**Data provided**.
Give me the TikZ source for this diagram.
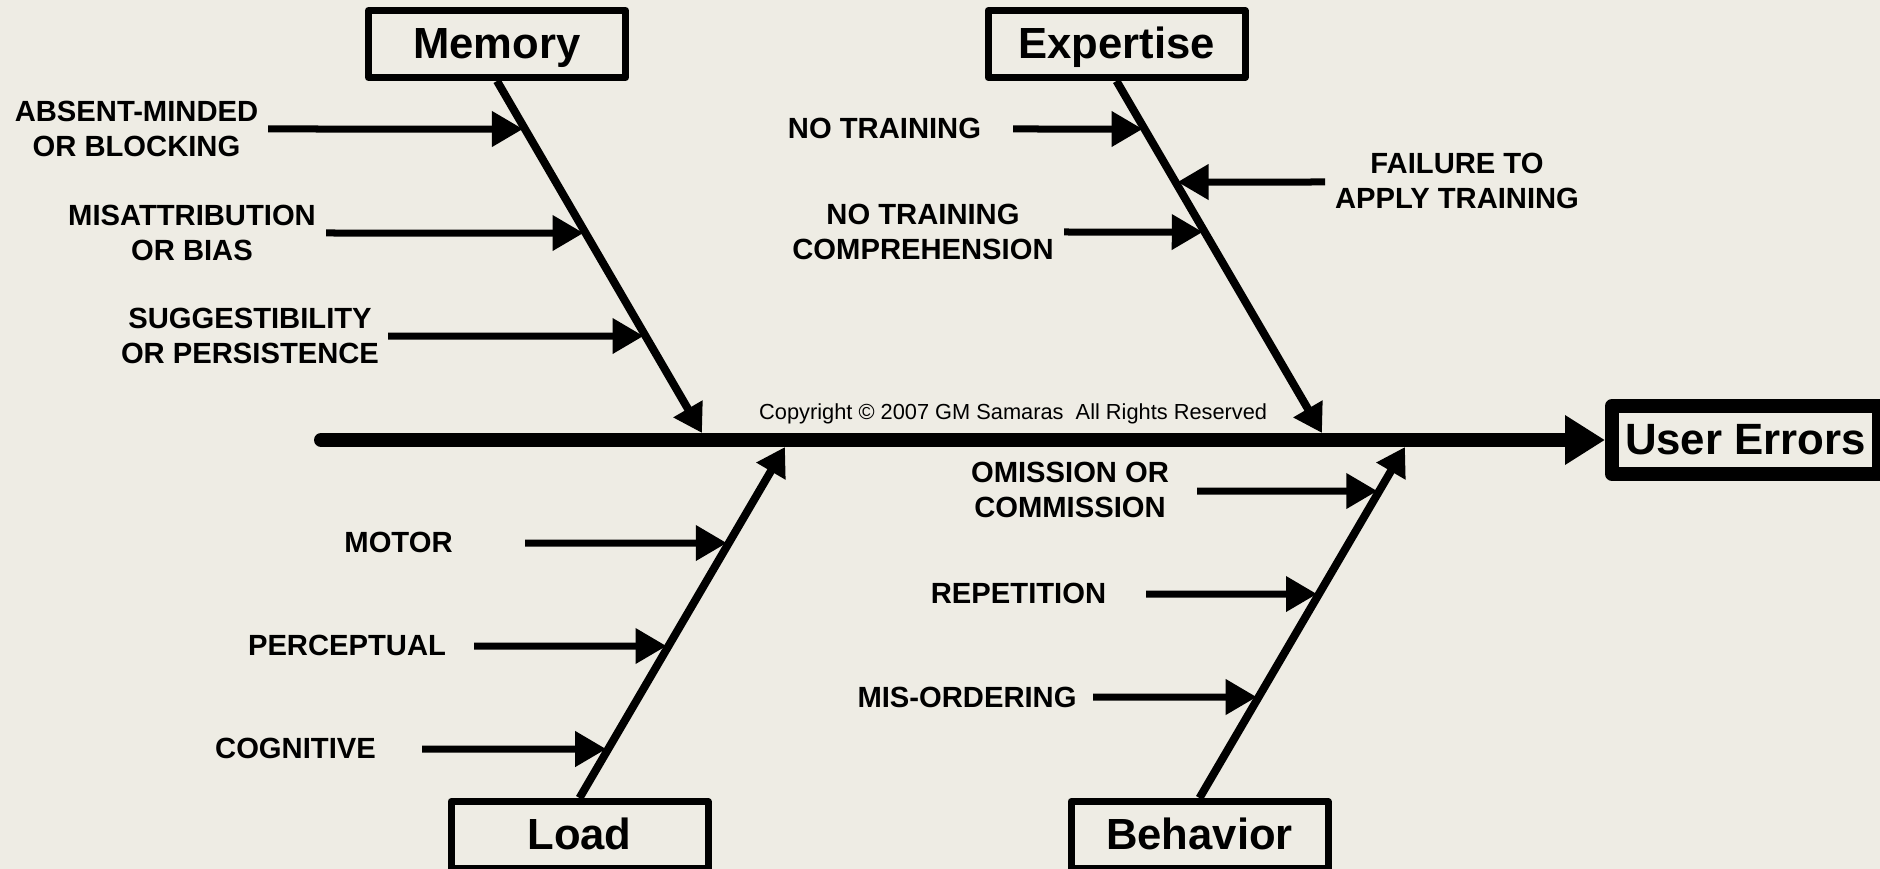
\documentclass[tikz,border=0pt]{standalone}
\usepackage{fontspec}
\setmainfont{Liberation Sans}
\usetikzlibrary{arrows.meta,calc}
\definecolor{paper}{RGB}{238,236,228}

\tikzset{
  category/.style={draw, line width=7pt, line join=round, minimum width=257pt,
    minimum height=67pt, inner sep=0pt, text height=31pt, text depth=2pt,
    font=\fontsize{43.6}{50}\selectfont\bfseries},
  effect/.style={draw, line width=14pt, line join=round, minimum width=267pt,
    minimum height=68pt, inner sep=0pt, text height=31pt, text depth=3pt,
    font=\fontsize{43.8}{50}\selectfont\bfseries},
  cause/.style={align=center, inner sep=0pt,
    font=\fontsize{29.2}{35}\selectfont\bfseries},
  branch/.style={line width=7pt, -{Triangle[length=31pt,width=34pt]}, shorten >=2pt},
  bone/.style={line width=8pt, -{Triangle[length=28pt,width=32pt]}},
  spine/.style={line width=14pt, line cap=round, -{Triangle[length=40pt,width=47pt]}},
}

% horizontal cause arrow from a start point to the bone it feeds
\newcommand\causearrow[4]{%
  \coordinate (#1s) at #2;
  \coordinate (#1r) at ($(#1s)+(100,0)$);
  \draw[branch] (#1s) -- (intersection of #1s--#1r and #3--#4);
}

\begin{document}
\begin{tikzpicture}[x=1pt,y=-1pt]
  \useasboundingbox (0,0) rectangle (1880,869);
  \clip (0,0) rectangle (1880,869);
  \fill[paper] (0,0) rectangle (1880,869);

  % effect and spine
  \node[effect] (ue) at (1745.5,440) {User Errors};
  \coordinate (spinestart) at (321,440);
  \draw[spine] (spinestart) -- (ue.west);

  % category boxes
  \node[category] (mem)  at (497,44)    {Memory};
  \node[category] (exp)  at (1116.5,44) {Expertise};
  \node[category] (load) at (579.5,835) {Load};
  \node[category] (beh)  at (1199.5,835){Behavior};

  % bones into the spine
  \coordinate (memtop) at (mem.south);
  \coordinate (exptop) at (exp.south);
  \coordinate (loadtop) at (load.north);
  \coordinate (behtop) at (beh.north);
  \coordinate (memtip)  at (702,433);
  \coordinate (exptip)  at (1322,433);
  \coordinate (loadtip) at (785,447);
  \coordinate (behtip)  at (1405,447);
  \draw[bone] (memtop) -- (memtip);
  \draw[bone] (exptop) -- (exptip);
  \draw[bone] (loadtop) -- (loadtip);
  \draw[bone] (behtop) -- (behtip);

  % Memory causes
  \node[cause] (m1) at (136.5,129) {ABSENT-MINDED\\OR BLOCKING};
  \node[cause] (m2) at (192,232.5) {MISATTRIBUTION\\OR BIAS};
  \node[cause] (m3) at (250,336)   {SUGGESTIBILITY\\OR PERSISTENCE};
  \causearrow{ma}{(268,129)}{memtop}{memtip}
  \causearrow{mb}{(326,233)}{memtop}{memtip}
  \causearrow{mc}{(388,336)}{memtop}{memtip}

  % Expertise causes
  \node[cause] (e1) at (884.5,128) {NO TRAINING};
  \node[cause] (e2) at (1457,181)  {FAILURE TO\\APPLY TRAINING};
  \node[cause] (e3) at (923,232)   {NO TRAINING\\COMPREHENSION};
  \causearrow{ea}{(1013,129)}{exptop}{exptip}
  \causearrow{eb}{(1325,182)}{exptop}{exptip}
  \causearrow{ec}{(1064,232)}{exptop}{exptip}

  % Load causes
  \node[cause] (l1) at (398.5,542) {MOTOR};
  \node[cause] (l2) at (347,645)   {PERCEPTUAL};
  \node[cause] (l3) at (295.5,748) {COGNITIVE};
  \causearrow{la}{(525,543)}{loadtop}{loadtip}
  \causearrow{lb}{(474,646)}{loadtop}{loadtip}
  \causearrow{lc}{(422,749)}{loadtop}{loadtip}

  % Behavior causes
  \node[cause] (b1) at (1070,490)   {OMISSION OR\\COMMISSION};
  \node[cause] (b2) at (1018.5,593) {REPETITION};
  \node[cause] (b3) at (967,697)    {MIS-ORDERING};
  \causearrow{ba}{(1197,491)}{behtop}{behtip}
  \causearrow{bb}{(1146,594)}{behtop}{behtip}
  \causearrow{bc}{(1093,697)}{behtop}{behtip}

  % copyright line above the spine
  \node[anchor=base west, inner sep=0pt, font=\fontsize{21.8}{26}\selectfont]
    (copy) at (759,419) {Copyright © 2007 GM Samaras\ \ All Rights Reserved};
\end{tikzpicture}
\end{document}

**Exercise description**. Each line from the top of the material through the line containing "(spinestart) -- (ue.west);" should be reproduced exactly; please drop any images.

**Solution**.
Give me the TikZ source for this diagram.
\documentclass[tikz,border=0pt]{standalone}
\usepackage{fontspec}
\setmainfont{Liberation Sans}
\usetikzlibrary{arrows.meta,calc}
\definecolor{paper}{RGB}{238,236,228}

\tikzset{
  category/.style={draw, line width=7pt, line join=round, minimum width=257pt,
    minimum height=67pt, inner sep=0pt, text height=31pt, text depth=2pt,
    font=\fontsize{43.6}{50}\selectfont\bfseries},
  effect/.style={draw, line width=14pt, line join=round, minimum width=267pt,
    minimum height=68pt, inner sep=0pt, text height=31pt, text depth=3pt,
    font=\fontsize{43.8}{50}\selectfont\bfseries},
  cause/.style={align=center, inner sep=0pt,
    font=\fontsize{29.2}{35}\selectfont\bfseries},
  branch/.style={line width=7pt, -{Triangle[length=31pt,width=34pt]}, shorten >=2pt},
  bone/.style={line width=8pt, -{Triangle[length=28pt,width=32pt]}},
  spine/.style={line width=14pt, line cap=round, -{Triangle[length=40pt,width=47pt]}},
}

% horizontal cause arrow from a start point to the bone it feeds
\newcommand\causearrow[4]{%
  \coordinate (#1s) at #2;
  \coordinate (#1r) at ($(#1s)+(100,0)$);
  \draw[branch] (#1s) -- (intersection of #1s--#1r and #3--#4);
}

\begin{document}
\begin{tikzpicture}[x=1pt,y=-1pt]
  \useasboundingbox (0,0) rectangle (1880,869);
  \clip (0,0) rectangle (1880,869);
  \fill[paper] (0,0) rectangle (1880,869);

  % effect and spine
  \node[effect] (ue) at (1745.5,440) {User Errors};
  \coordinate (spinestart) at (321,440);
  \draw[spine] (spinestart) -- (ue.west);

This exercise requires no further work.